The slight pull of him on the edges of her concentration is like the very edge of her sleeve being tugged, noticeable but not overwhelming. The thread connecting them is invisible but there in the tent, in the dark. She follows it, up his chest, following the lines of his mark, up his neck, onto his jaw, until she meets his lips and he sighs into her mouth.
“So,” he whispers. He won’t let a moment pass in silence. His mind is like a forest, a hundred trees with a thousand branches and a million million leaves, everything moving and breathing and thinking all the time. “I’m feeling very guided right now. Very wise.”
She nudges him, her hand pushing his shoulder. He nudges her back. He’s been smiling more since they found the book, been more playful, more himself.
“Good,” she says. “Now think. Focus on this decision. Tell me what feels right to you.” The question, finally, pushes past the backs of her teeth where it has been pressing, “What do you want us to do?”
He closes his eyes. “Can you cast on yourself?” he asks, although he knows the answer.
“I can,” she tells him.
“And have you? To seek some guidance perhaps, on this decision?”
“It’s not my decision,” she points out.
He opens his eyes and gives her a look, pursed lips, a little impatient.
“It’s not,” she says. “Now, focus.”
He closes his eyes again. Outside, the fire cracks. Someone whispers something to someone else. A breeze pushes through the camp and stirs the trees around them. Shadowheart lets all these sounds and thoughts pass through her, holding onto her concentration.
She also holds tightly to Gale. Her body is pressed closely to his, almost on top of him. If she focuses hard enough, she can feel the residue of her cast in the shape of his collarbones, in the softness of his belly, the hair on his chest and his arms. He slips an arm around her waist. His fingers trace the shape of her hip bone. Her concentration begins to drop, and she refocuses, snapping back to attention.

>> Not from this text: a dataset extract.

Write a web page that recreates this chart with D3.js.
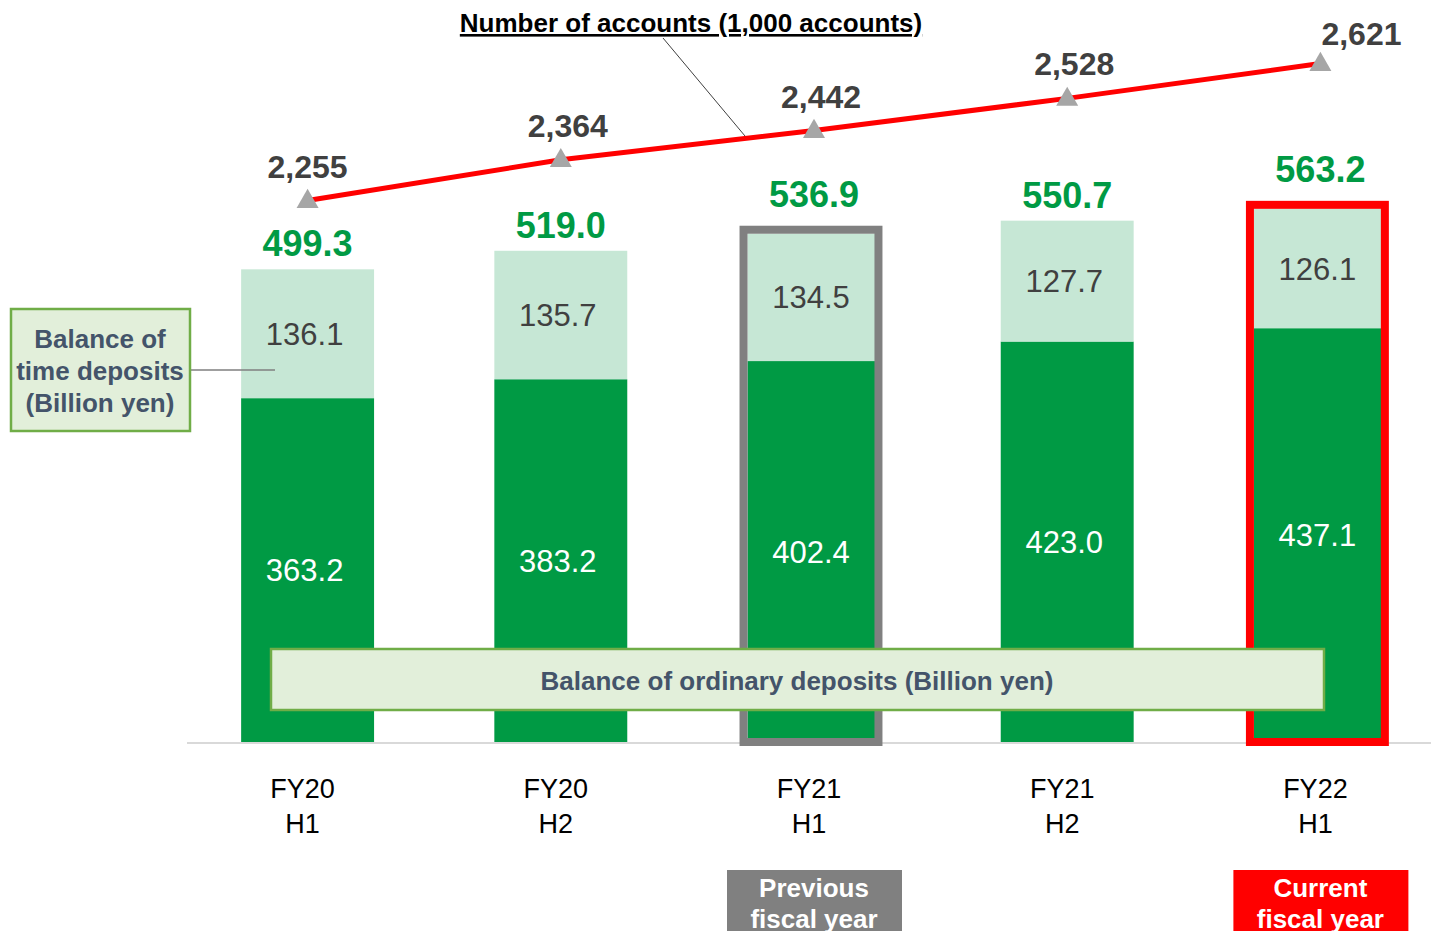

His eyes are still closed. “Shadowheart,” he says in an almost whisper, his lips barely moving. “I think I can do it.”
Under his eye, the wispy lines of his last attempt at greatness are stark against his skin. She wonders if they’ll stay there if he becomes a god, or if they’ll be erased, along with the orb and the marks on his neck and his chest, and the old scar on his forehead, and the gray in his hair. And the soft touch of his hand on her hip. And his eyes when he looks at her. She curls up against him, feeling him slip away even now, just as easily as her concentration slips and then drops.
A shudder runs through them as she lets go of the cast. The thread between them disappears. Gale opens his eyes and gives her a smile. She holds him as closely as she can, trying to absorb the coolness of certainty from his skin before it fades, but it fades, it fades, and Gale is still smiling.